If, on the other hand, we believe that we are living souls, God's dust and God's breath, acting our parts among other creatures all made of the same dust and breath as ourselves; and if we understand that we are free, within the obvious limits of mortal human life, to do evil or good to ourselves and to the other creatures-then all our acts have a supreme significance. If it is true that we are living souls and morally free, then all of us are artists. All of us are makers, within mortal terms and limits, or our lives, or one another's lives, of things we need and use.

This, Ananda Coomaraswamy wrote, is "the normal view," which "assumes…not that the artist is a special kind of man, but that every man who is not a mere idler or parasite is necessarily some special kind of artist." But since even mere idlers and parasites may be said to work inescapably, by proxy or influence, it might be better to say that everybody is an artist-either good or bad, responsible or irresponsible. Any life, by working or not working, by working well or poorly, inescapably changes other lives and so changes the world. This is why our division of the "fine arts" from "craftsmanship," and "craftsmanship" from "labor," is so arbitrary, meaningless, and destructive. As Walter Shewring rightly said, both "the plowman and the potter have a cosmic function." And bad art in any trade dishonors and damages Creation.

If we think of ourselves as living souls, immortal creatures, living in the midst of a Creation that is mostly mysterious, and if we see that everything we make or do cannot help but have an everlasting significance for ourselves, for others, and for the world, then we see why some religious teachers have understood work as a form of prayer.

Work connects us both to Creation and to eternity. This is the reason also for Mother Ann Lee's famous instruction: "Do all your work as though you had a thousand years to live on earth, and as you would if you knew you must die tomorrow."

If we look at the great artistic traditions, as it is necessary to do, we will see that they have never been divorced either from religion or from economy. The possibility of an entirely secular art and of works of art that are spiritless or ugly or useless is not a possibility that has been among us for very long.
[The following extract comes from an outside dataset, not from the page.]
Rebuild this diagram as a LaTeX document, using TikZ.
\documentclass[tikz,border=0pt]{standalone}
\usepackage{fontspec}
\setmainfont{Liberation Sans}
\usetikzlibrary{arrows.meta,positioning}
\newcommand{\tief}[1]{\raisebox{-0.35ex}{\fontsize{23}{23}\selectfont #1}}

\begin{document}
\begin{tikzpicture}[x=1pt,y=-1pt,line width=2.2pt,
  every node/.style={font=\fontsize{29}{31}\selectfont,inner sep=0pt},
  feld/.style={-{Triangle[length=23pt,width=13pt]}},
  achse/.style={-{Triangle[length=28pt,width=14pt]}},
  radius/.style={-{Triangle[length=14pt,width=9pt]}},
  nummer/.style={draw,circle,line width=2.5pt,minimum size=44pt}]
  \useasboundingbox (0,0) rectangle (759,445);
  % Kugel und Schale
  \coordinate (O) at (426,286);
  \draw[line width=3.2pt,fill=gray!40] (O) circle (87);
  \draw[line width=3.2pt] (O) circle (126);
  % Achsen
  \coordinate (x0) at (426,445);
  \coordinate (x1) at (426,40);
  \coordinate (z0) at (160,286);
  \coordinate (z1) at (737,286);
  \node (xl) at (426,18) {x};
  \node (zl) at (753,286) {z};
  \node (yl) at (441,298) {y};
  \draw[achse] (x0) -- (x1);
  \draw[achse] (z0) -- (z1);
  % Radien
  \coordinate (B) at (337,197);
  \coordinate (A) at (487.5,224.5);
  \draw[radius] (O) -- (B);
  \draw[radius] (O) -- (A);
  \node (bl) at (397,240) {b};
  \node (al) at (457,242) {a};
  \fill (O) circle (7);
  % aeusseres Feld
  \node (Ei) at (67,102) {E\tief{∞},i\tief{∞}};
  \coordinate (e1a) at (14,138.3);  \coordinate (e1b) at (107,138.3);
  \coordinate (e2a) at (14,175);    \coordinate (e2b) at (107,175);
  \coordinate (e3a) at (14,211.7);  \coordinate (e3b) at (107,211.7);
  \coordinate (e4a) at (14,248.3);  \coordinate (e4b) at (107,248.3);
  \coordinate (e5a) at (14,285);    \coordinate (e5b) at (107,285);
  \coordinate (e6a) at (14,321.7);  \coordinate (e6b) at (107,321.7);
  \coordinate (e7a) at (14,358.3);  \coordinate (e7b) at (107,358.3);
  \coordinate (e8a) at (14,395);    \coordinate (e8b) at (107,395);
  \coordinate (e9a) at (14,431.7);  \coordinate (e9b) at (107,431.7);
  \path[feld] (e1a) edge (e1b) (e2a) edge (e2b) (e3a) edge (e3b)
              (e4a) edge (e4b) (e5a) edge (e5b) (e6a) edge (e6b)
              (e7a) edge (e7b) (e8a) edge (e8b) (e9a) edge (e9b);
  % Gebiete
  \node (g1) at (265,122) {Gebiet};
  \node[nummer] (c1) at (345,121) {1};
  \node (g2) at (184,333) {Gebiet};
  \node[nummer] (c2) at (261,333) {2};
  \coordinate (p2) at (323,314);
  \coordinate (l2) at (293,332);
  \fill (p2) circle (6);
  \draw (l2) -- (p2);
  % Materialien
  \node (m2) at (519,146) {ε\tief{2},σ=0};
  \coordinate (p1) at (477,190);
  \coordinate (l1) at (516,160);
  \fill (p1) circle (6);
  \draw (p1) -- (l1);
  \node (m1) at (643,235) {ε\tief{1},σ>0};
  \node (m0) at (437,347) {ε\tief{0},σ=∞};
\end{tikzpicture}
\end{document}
Traditionally, the arts have been ways of making that have placed a just value on their materials or subjects, on the uses and the users of the things made by art, and on the artists themselves. They have, that is, been ways of giving honor to the works of God. The great artistic traditions have had nothing to do with what we call "self-expression." Though they have certainly originated things and employed genius, they have no affinity with the modern cults of originality and genius. Coomaraswamy, a good guide as always, makes an indispensable distinction between genius in the modern sense and craftsmanship: "Genius inhabits a world of its own. The master craftsman lives in a world inhabited by other men; he has neighbors." The arts, traditionally, belong to the neighborhood. They are the means by which the neighborhood lives, works, remembers, worships, and enjoys itself.
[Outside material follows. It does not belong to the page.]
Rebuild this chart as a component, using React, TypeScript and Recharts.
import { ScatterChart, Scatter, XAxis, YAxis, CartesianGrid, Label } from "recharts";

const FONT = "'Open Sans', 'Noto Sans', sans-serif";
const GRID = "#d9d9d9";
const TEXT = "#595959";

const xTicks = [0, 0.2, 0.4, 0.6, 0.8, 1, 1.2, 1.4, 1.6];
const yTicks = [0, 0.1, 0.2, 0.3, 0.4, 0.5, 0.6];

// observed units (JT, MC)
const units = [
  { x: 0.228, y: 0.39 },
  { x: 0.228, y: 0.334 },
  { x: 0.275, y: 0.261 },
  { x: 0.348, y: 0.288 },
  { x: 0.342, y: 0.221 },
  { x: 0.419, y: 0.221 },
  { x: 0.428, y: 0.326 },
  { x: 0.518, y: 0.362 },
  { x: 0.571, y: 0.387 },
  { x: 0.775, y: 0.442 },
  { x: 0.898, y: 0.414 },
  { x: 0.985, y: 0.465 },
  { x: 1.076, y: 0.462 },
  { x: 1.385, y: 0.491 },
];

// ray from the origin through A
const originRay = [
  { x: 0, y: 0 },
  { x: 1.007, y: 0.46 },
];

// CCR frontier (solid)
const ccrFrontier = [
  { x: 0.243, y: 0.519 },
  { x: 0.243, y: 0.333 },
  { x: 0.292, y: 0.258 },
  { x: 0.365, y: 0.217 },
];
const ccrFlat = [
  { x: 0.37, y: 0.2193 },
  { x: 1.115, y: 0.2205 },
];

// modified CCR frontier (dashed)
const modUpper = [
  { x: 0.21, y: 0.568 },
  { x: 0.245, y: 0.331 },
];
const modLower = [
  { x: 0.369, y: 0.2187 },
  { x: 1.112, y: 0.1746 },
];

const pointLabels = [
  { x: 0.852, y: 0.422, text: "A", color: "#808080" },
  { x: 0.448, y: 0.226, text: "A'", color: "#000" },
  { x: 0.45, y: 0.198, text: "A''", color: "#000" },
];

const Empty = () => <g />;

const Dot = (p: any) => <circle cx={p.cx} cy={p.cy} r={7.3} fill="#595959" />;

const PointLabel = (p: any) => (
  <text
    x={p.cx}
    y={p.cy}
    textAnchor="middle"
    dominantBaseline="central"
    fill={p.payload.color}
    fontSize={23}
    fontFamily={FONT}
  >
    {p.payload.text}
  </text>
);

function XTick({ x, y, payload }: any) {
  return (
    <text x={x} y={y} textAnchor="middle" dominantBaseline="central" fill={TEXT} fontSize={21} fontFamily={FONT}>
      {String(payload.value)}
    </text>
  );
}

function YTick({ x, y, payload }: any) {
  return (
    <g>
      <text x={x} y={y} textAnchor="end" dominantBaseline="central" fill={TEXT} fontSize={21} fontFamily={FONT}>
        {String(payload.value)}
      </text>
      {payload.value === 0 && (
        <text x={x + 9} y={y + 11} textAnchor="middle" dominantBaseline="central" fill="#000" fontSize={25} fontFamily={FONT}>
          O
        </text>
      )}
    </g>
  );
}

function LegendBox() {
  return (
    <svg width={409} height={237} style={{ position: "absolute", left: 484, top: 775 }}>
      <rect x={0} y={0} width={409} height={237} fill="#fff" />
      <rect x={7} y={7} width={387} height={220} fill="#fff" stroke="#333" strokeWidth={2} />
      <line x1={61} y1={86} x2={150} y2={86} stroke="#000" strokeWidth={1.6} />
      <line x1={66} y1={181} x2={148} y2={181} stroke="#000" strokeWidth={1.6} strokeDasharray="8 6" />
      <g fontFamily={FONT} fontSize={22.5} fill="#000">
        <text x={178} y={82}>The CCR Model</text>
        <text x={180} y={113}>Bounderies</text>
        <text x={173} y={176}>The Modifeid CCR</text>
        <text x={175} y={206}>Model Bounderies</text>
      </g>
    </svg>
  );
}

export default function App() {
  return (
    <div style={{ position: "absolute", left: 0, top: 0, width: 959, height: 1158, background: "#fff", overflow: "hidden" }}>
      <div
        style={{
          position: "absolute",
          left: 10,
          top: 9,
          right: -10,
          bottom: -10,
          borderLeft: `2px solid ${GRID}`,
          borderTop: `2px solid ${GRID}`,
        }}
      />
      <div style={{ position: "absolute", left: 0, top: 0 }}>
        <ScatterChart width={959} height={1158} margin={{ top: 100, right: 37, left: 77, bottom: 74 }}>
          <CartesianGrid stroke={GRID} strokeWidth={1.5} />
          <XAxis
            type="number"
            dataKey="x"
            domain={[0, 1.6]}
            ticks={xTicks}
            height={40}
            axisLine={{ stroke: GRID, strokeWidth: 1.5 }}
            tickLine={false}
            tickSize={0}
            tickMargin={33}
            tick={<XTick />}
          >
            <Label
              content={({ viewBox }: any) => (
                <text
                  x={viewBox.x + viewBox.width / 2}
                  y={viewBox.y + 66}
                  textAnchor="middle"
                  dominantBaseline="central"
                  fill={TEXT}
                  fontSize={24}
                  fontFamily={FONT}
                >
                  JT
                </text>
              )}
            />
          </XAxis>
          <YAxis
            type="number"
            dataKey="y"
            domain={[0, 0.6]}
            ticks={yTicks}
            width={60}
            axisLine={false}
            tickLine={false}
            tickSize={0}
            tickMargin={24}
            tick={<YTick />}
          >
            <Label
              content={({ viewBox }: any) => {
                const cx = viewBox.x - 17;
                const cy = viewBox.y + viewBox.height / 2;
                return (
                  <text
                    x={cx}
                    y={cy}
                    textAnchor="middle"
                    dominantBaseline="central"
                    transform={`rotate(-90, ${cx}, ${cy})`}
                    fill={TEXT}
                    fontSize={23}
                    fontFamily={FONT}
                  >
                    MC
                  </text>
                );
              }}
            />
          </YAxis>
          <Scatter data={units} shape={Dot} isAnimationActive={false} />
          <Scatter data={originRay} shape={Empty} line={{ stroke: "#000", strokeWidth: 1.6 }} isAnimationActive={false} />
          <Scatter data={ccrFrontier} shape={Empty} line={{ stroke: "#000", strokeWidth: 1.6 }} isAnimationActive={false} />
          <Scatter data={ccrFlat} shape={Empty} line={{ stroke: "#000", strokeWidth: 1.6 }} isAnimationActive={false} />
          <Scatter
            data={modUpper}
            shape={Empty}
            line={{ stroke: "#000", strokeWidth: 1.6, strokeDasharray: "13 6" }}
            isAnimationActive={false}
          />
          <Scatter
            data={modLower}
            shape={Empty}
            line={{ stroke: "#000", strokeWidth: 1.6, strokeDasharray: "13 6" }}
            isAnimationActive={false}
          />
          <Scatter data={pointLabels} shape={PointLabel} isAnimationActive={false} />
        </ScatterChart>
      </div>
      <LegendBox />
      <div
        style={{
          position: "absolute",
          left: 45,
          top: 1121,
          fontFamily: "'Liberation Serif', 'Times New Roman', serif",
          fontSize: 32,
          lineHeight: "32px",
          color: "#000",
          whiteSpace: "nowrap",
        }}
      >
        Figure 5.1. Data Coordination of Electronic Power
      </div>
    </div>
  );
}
But most important of all, now, is to see that the artistic traditions understood every art primarily as a skill or craft and ultimately as a service to fellow creatures and to God. An artist's first duty, according to this view, is technical. It is assumed that one will have talents, materials, subjects-perhaps even genius or inspiration or vision. But these are traditionally understood not as personal properties with which one may do as one chooses but as gifts of God or nature that must be honored in use. One does not dare to use these things without the skill to use them well. To use gifts less than well is to dishonor them and their Giver. There is no material or subject in Creation that in using, we are excused from using well; there is no work in which we are excused from being able and responsible artists.